The event on the Capitol's west steps seemed like a public employee union rally: provocative speakers whipping up an audience of hundreds sympathetic to the cause.
But the 23rd annual Victims March on the Capitol on Tuesday wasn't a labor protest. Instead, it displayed how union money and grim sorrow mingle powerfully in California to shape politics and policy.
The California Correctional Peace Officers Association sponsored the event organized by its proxy, the nonprofit Crime Victims United of California.
Gov. Jerry Brown, who benefited from $1.8 million CCPOA spent supporting his 2010 candidacy, headlined a long list of speakers.
The union and the victims group formed a powerful bond, starting when then-CCPOA President Don Novey met Harriet Salarno at a 1990 parole hearing for the man who murdered her daughter. The tragedy drove Salarno to become a passionate advocate, lobbying lawmakers and organizing support groups.
CCPOA soon bankrolled Crime Victims United. Salarno, now 79, still heads the nonprofit organization.

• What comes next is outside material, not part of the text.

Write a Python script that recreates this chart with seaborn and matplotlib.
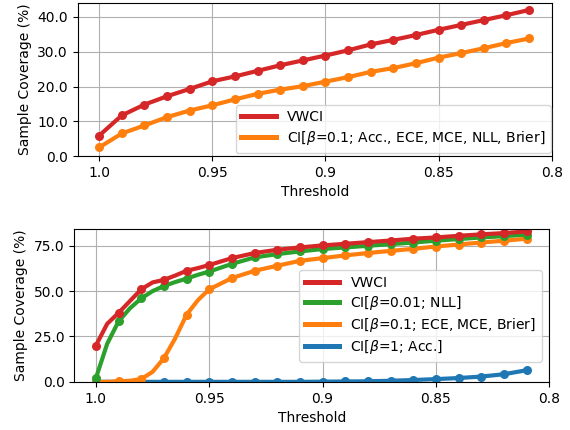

In 2010, the group's political arm reported assets of $332,000, including $100,000 in contributions. Its charity, which provides support to crime victims, claimed $295,000, roughly $62,000 from contributions.
The federal filings don't disclose sources of the money, but Salarno said Wednesday that CCPOA and a number of other groups inside and outside of public safety contribute.
There's no doubt that Crime Victims United lends moral authority to policies that benefit CCPOA, said Joshua Page, a University of Minnesota sociologist who studies the union.
"It's very difficult to oppose crime victims," Page said. "CCPOA knows its message is much more powerful with them."
Their interests have dovetailed with tough-on-crime laws such as "three strikes." Both have opposed shipping inmates out of state to ease overcrowding.
At Tuesday's rally, speakers bashed a death penalty measure on the November ballot. Others hammered "realignment," which sentences more convicts to local jails to ease state prison overcrowding. Crime Victims United says that will put more criminals on the streets sooner. CCPOA hasn't taken a position.
Some speakers broke down, remembering loved ones cruelly murdered, some depicted on posters that ringed the event.
Then, after the tough talk and tears, it was Brown's turn. Here was the governor with personal qualms about capital punishment, who once vetoed a bill to restore it (the Legislature overrode him). Realignment? Well, that's Brown's policy.
What would he say? How could he walk the line between his politics and their passion?
"When I see these pictures and I hear these stories, what can your reaction be?" he asked moments into his speech.
Exactly the question CCPOA and Crime Victims United hoped he'd ask.